Below are common examples of when your sealed or expunged record will come to light.
Many states that allow convicted defendants to expunge their records offer the remedy only once. After that, records of criminal convictions cannot be sealed. Logically, in order to determine whether your current request to seal a record is your first, a court will need to look through its files to see whether you’ve done this already, so your “expunged record” will be accessible for this purpose.
Many offenses become more serious when the defendant has a prior conviction on his record, for that offense or for another one. For example, petty theft (theft of property worth less than a specified amount, often $500) is usually charged as a misdemeanor when it’s the defendant’s first such charge. But if the defendant has a petty theft conviction on his record, he can be charged with “petty with a prior,” which can elevate the offense to a felony.
Clearly, in order to know whether “petty with a prior” is an appropriate charge, a prosecutor needs access to the defendant’s criminal record. In this situation, even an expunged petty theft conviction will be accessible to the prosecutor, and usable to substantiate the heftier subsequent charge.

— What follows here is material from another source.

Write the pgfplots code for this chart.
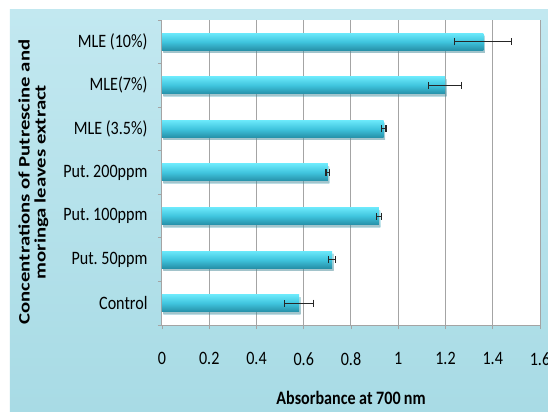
\documentclass[border=0pt]{standalone}
\usepackage{pgfplots}
\pgfplotsset{compat=1.18}
\usetikzlibrary{shadows}
\usepackage{graphicx}
\usepackage{fontspec}
\setmainfont{Carlito}[FakeStretch=0.85]
\newfontfamily\ylabfont{Carlito}
\definecolor{bgtop}{HTML}{C2E8F0}
\definecolor{bgbot}{HTML}{A8DBE5}
\definecolor{bartop}{HTML}{6AE8FA}
\definecolor{barmid}{HTML}{3FC4DD}
\definecolor{barbot}{HTML}{2690A8}
\definecolor{gridc}{HTML}{A4A4A4}
\pgfplotsset{
  mybar/.style={xbar, bar width=17bp, bar shift=0pt, draw=none,
    drop shadow={opacity=0.3, shadow xshift=1.5bp, shadow yshift=-2.5bp},
    top color=bartop, bottom color=barbot, middle color=barmid,
    error bars/.cd, x dir=both, x explicit, error mark=|,
    error bar style={line width=1.1pt, black!85},
    error mark options={line width=1.1pt, mark size=3.5bp, black!85}},
}
\begin{document}
\frenchspacing
\begin{tikzpicture}
\path[use as bounding box] (-162bp,-87bp) rectangle (386bp,325bp);
\fill[white] (-162bp,-87bp) rectangle (386bp,325bp);
\shade[top color=bgtop, bottom color=bgbot] (-152bp,-87bp) rectangle (386bp,315bp);
\begin{axis}[
  at={(0,0)}, anchor=south west,
  scale only axis, width=378bp, height=305bp,
  xmin=0, xmax=1.6, ymin=-0.5, ymax=6.5,
  axis background/.style={fill=white},
  axis lines*=left,
  axis line style={gridc, line width=1bp},
  xtick={0,0.2,...,1.6},
  xmajorgrids,
  major grid style={gridc, line width=1bp},
  tick align=outside,
  major tick length=4bp,
  tick style={gridc, line width=0.8bp},
  ytick={-0.5,0.5,...,6.5},
  yticklabels={},
  extra y ticks={0,1,2,3,4,5,6},
  extra y tick labels={Control,Put. 50ppm,Put. 100ppm,Put. 200ppm,MLE (3.5\%),MLE(7\%),MLE (10\%)},
  extra y tick style={major tick length=0pt, ymajorgrids=false},
  /pgf/number format/assume math mode=true,
  xticklabel style={font=\fontsize{19}{22}\selectfont, yshift=-20bp},
  yticklabel style={font=\fontsize{19}{22}\selectfont, xshift=-11bp},
  xlabel={Absorbance at 700\,nm},
  xlabel style={at={(axis description cs:0.5,-0.239)}, anchor=center, font=\bfseries\fontsize{19}{22}\selectfont},
  ylabel={\begin{tabular}{@{}c@{}}\scalebox{1.3}[1]{Concentrations of Putrescine and}\\[-2bp]\scalebox{1.3}[1]{moringa leaves extract}\end{tabular}},
  ylabel style={at={(axis description cs:-0.3386,0.469)}, anchor=center, font=\ylabfont\bfseries\fontsize{16}{18}\selectfont},
]
\addplot[mybar] coordinates {(0.580,0) +- (0.062,0)};
\addplot[mybar] coordinates {(0.720,1) +- (0.016,0)};
\addplot[mybar] coordinates {(0.918,2) +- (0.010,0)};
\addplot[mybar] coordinates {(0.702,3) +- (0.008,0)};
\addplot[mybar] coordinates {(0.938,4) +- (0.010,0)};
\addplot[mybar] coordinates {(1.198,5) +- (0.071,0)};
\addplot[mybar] coordinates {(1.360,6) +- (0.120,0)};
\end{axis}
\end{tikzpicture}
\end{document}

If you get into trouble with the law again, you may find yourself facing sentencing. Many times, sentences will be increased for repeat offenders. Much as a prosecutor can gain access to your record to determine whether an enhanced charge is appropriate, so too can a prosecutor and judge consider “expunged” records when asking for and choosing a sentence for a subsequent conviction. Prior convictions can also eliminate the option for “diversion” (counseling in place of a trial) or probation. Felony priors that count as “strikes” in a state’s Three Strikes sentencing scheme will never go away, even if expunged (which is rare).

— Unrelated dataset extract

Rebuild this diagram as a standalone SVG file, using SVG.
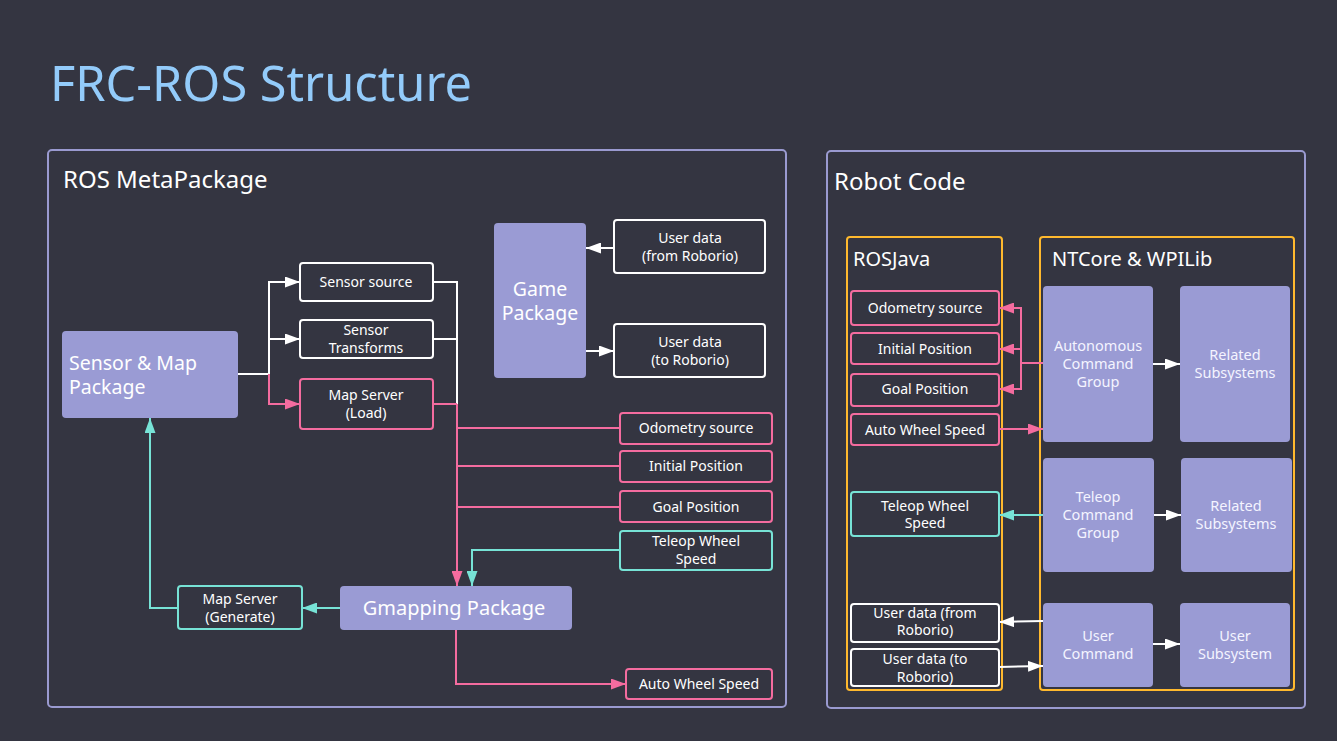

Many states, and the federal government, allow disclosure of an expunged record in limited situations in which the public good is balanced against the individual’s expectation that the expunged record will remain off-limits. For example, records might become available during background screening for government positions, such as court administrative jobs; or positions with a juvenile court or agency delivering juvenile services. Sealed records might be available to law enforcement in the course of their investigation of a possible crime, and to agencies that review handgun license applications.
In some states, individuals who want to work as public school teachers, corrections guards, or police officers should expect that their employers will have access to expunged records. Agencies reviewing applications for professional licenses, including law, pharmacy, or medicine, may also have access.

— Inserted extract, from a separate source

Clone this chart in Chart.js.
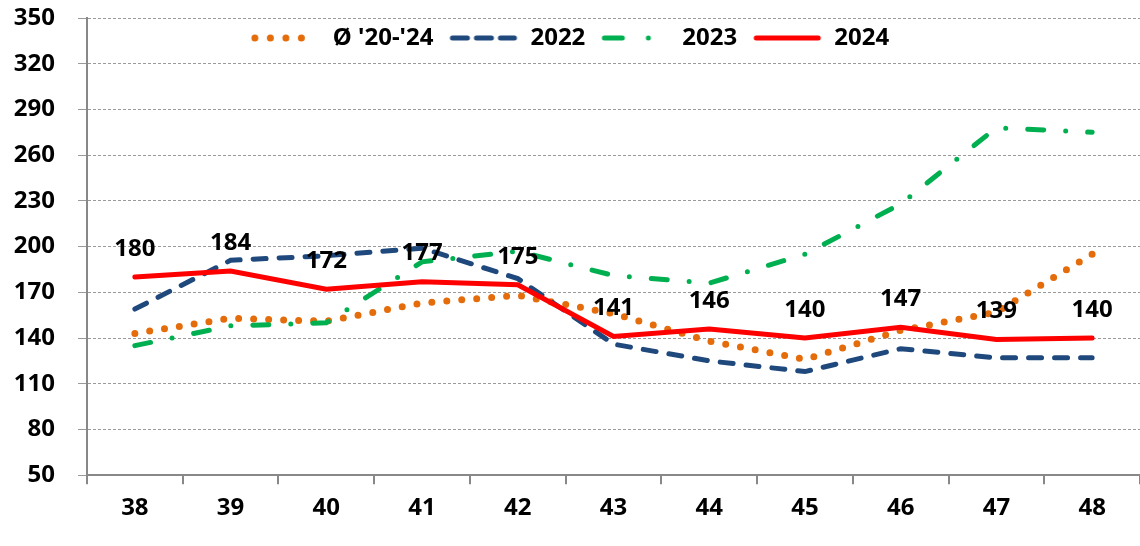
<!DOCTYPE html>
<html>
<head>
<meta charset="utf-8">
<script src="https://cdn.jsdelivr.net/npm/chart.js@4"></script>
<style>
  html, body { margin: 0; padding: 0; background: #fff; }
  #wrap { width: 1140px; height: 546px; }
</style>
</head>
<body>
<div id="wrap"><canvas id="chart"></canvas></div>
<script>
// data
const weeks = ['38', '39', '40', '41', '42', '43', '44', '45', '46', '47', '48'];
const avg2024 = [143, 153, 151, 163, 168, 156, 138, 126, 145, 157, 195];
const y2022 = [159, 191, 194, 199, 179, 136, 125, 118, 133, 127, 127];
const y2023 = [135, 148, 150, 190, 197, 181, 176, 195, 228, 278, 275];
const y2024 = [180, 184, 172, 177, 175, 141, 146, 140, 147, 139, 140];
const yTicks = { min: 50, max: 350, step: 30 };

const FONT = "'Noto Sans', sans-serif";

// small line sample used as legend symbol (keeps the dash pattern intact)
function lineSample(color, width, dash) {
  const c = document.createElement('canvas');
  c.width = 70;
  c.height = 12;
  const g = c.getContext('2d');
  g.strokeStyle = color;
  g.lineWidth = width;
  g.lineCap = 'round';
  g.setLineDash(dash);
  g.beginPath();
  g.moveTo(4, 6);
  g.lineTo(66, 6);
  g.stroke();
  return c;
}

// legend sits inside the plot area (takes no layout space)
const legendInside = {
  id: 'legendInside',
  beforeInit(chart) {
    const lg = chart.legend;
    if (!lg || lg._patched) return;
    lg._patched = true;
    const fit = lg.fit;
    lg.fit = function () { fit.call(this); this.height = 0; };
    const draw = lg.draw;
    lg.draw = function () {
      const ctx = this.ctx;
      const bottom = this.bottom;
      this.bottom = this.top + 70;
      ctx.save();
      ctx.translate(0, -7);
      draw.call(this);
      ctx.restore();
      this.bottom = bottom;
    };
  }
};

// value labels above the 2024 line
const valueLabels = {
  id: 'valueLabels',
  afterDatasetsDraw(chart) {
    const ctx = chart.ctx;
    const meta = chart.getDatasetMeta(3);
    ctx.save();
    ctx.font = 'bold 24px ' + FONT;
    ctx.fillStyle = '#000';
    ctx.textAlign = 'center';
    ctx.textBaseline = 'middle';
    meta.data.forEach((pt, i) => {
      ctx.fillText(String(y2024[i]), pt.x, pt.y - 28);
    });
    ctx.restore();
  }
};

new Chart(document.getElementById('chart'), {
  type: 'line',
  data: {
    labels: weeks,
    datasets: [
      {
        label: "Ø '20-'24",
        data: avg2024,
        borderColor: '#E46C0A',
        backgroundColor: '#E46C0A',
        borderWidth: 7,
        borderDash: [0, 15],
        borderCapStyle: 'round',
        pointStyle: lineSample('#E46C0A', 7, [0, 15.5]),
        order: 3
      },
      {
        label: '2022',
        data: y2022,
        borderColor: '#1F497D',
        backgroundColor: '#1F497D',
        borderWidth: 5,
        borderDash: [13, 13],
        borderCapStyle: 'round',
        pointStyle: lineSample('#1F497D', 5, [15, 9]),
        order: 2
      },
      {
        label: '2023',
        data: y2023,
        borderColor: '#00B050',
        backgroundColor: '#00B050',
        borderWidth: 5,
        borderDash: [16, 22, 0, 22],
        borderCapStyle: 'round',
        pointStyle: lineSample('#00B050', 5, [18, 26, 0, 40]),
        order: 1
      },
      {
        label: '2024',
        data: y2024,
        borderColor: '#FF0000',
        backgroundColor: '#FF0000',
        borderWidth: 5,
        borderCapStyle: 'round',
        pointStyle: lineSample('#FF0000', 5, []),
        order: 0
      }
    ]
  },
  options: {
    responsive: true,
    maintainAspectRatio: false,
    animation: false,
    elements: {
      point: { radius: 0, hoverRadius: 0 },
      line: { tension: 0 }
    },
    layout: { padding: { top: 18, right: 0, bottom: 13, left: 0 } },
    scales: {
      x: {
        offset: true,
        grid: {
          offset: true,
          drawOnChartArea: false,
          drawTicks: true,
          tickLength: 9,
          color: '#888',
          lineWidth: 2
        },
        border: { color: '#888', width: 2 },
        ticks: {
          color: '#000',
          padding: 10,
          font: { family: FONT, size: 24, weight: 'bold' }
        }
      },
      y: {
        min: yTicks.min,
        max: yTicks.max,
        afterFit(scale) {
          scale.width = 87;
          scale.paddingTop = 0;
          scale.paddingBottom = 0;
        },
        ticks: {
          stepSize: yTicks.step,
          color: '#000',
          padding: 23,
          font: { family: FONT, size: 24, weight: 'bold' }
        },
        grid: {
          color: '#9a9a9a',
          lineWidth: 1,
          tickLength: 9
        },
        border: { color: '#888', width: 2, dash: [3, 2] }
      }
    },
    plugins: {
      tooltip: { enabled: false },
      legend: {
        position: 'top',
        labels: {
          usePointStyle: true,
          pointStyleWidth: 70,
          padding: 15,
          color: '#000',
          font: { family: FONT, size: 24, weight: 'bold' },
          sort: (a, b) => a.datasetIndex - b.datasetIndex
        }
      }
    }
  },
  plugins: [legendInside, valueLabels]
});
</script>
</body>
</html>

When someone testifies at a trial or other court proceeding, the opposition often tries to discredit the witness by bringing up unsavory, but relevant, aspects of his or her past. Historically, if a witness had any felony convictions, the jury could be told, on the theory that anyone who had broken the law so seriously might not be an honest witness.
Modern rules from state to state limit the types of felonies that can be disclosed, but generally speaking, those that reflect on a person’s honesty (known as “moral turpitude convictions) are often fair game—even when the conviction has been expunged.
Sometimes expunged records become relevant in civil cases, such as libel. For example, suppose a newspaper reports on a citizen’s prior conviction for a crime. If that conviction had been expunged, can the citizen bring a libel action against the newspaper? Courts have answered this question differently; those that have not allowed a libel suit to prevail have relied on the established defense that the truth of the statement will defeat a libel suit. Sometimes, the court that hears the libel case is the same one that ordered the plaintiff's record expunged. These courts are in the interesting position of having first expunged a conviction (decreeing that it never occurred), then ruling that a recitation of the event is the truth.